Companheiro, do latim "cum + pane", o que come o mesmo pão à mesa... Podíamos (e fomos) camaradas mas nunca (ou raramente) companheiros. Três messes separadas, em plena guerra, no mato (pelo menos nas sedes de batalhão) diz tudo...
O Estado Novo era "classista", o nosso exército "classista" também...
Em relação ao falecimento deste Homem, tive a oportunidade de endereçar os meus pêsames à família, logo que li o texto de conhecimento e homenagem que o Joaquim Mexia Alves produziu.
Em relação ao comentário que o Luís Graça produz acima devo dizer que essa "separação de classes" era corrente.
Não era visto "com bons olhos" que Alferes convivessem com Furriéis e uns e outros com Soldados.
Seria como que uma diluição de "autoridade".
Tive alguns episódios motivados por situações dessas.
A primeira, logo depois da chegada a Piche onde fui encarregado de chefiar o Posto do STM desse comando de Batalhão que, na ocasião, era o BCAV2922, alojei-me no pequeno edifício do STM, anexo à viatura do serviço e nesse edifício era também camarata dos operadores. Tal não foi bem visto pela Chefia do Batalhão mas aceitaram como medida para disciplinar o pessoal com controlo mais apertado.

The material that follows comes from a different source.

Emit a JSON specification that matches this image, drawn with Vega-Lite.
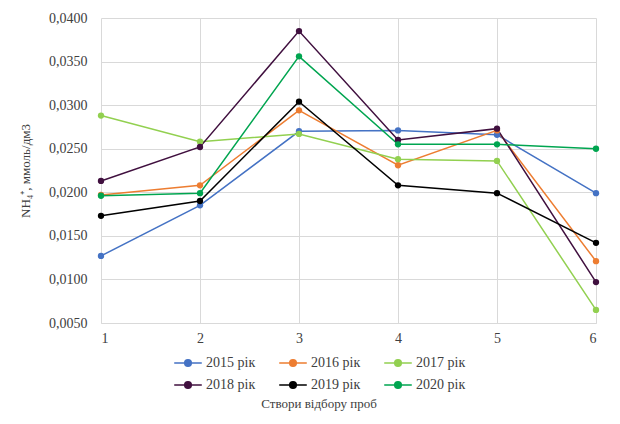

Uma outra situação sucedeu num dia em que tinha um operador de férias e 2 comm paludismo e nessas circunstâncias disponibilizei-me para aliar a carga horária fazendo eu próprio um dos turnos. De manhã cedo o Comandante mandou chamar-me para qualquer coisa que agora não recordo e como tinha saído do turno demorei mais um pouco do que seria natural a apresentar-me, de tal modo que o Comandante inquiriu sobre essa minha demora (coisa inferior a 5 minutos.... só que não foi de imediato!) e tendo eu explicado o porquê do atraso, dizendo que não tinha pessoal disponível palas razões que acima indiquei, ele retorquiu desaprovando e dizendo que eu "não estava ali para trabalhar mas sim para disciplinar".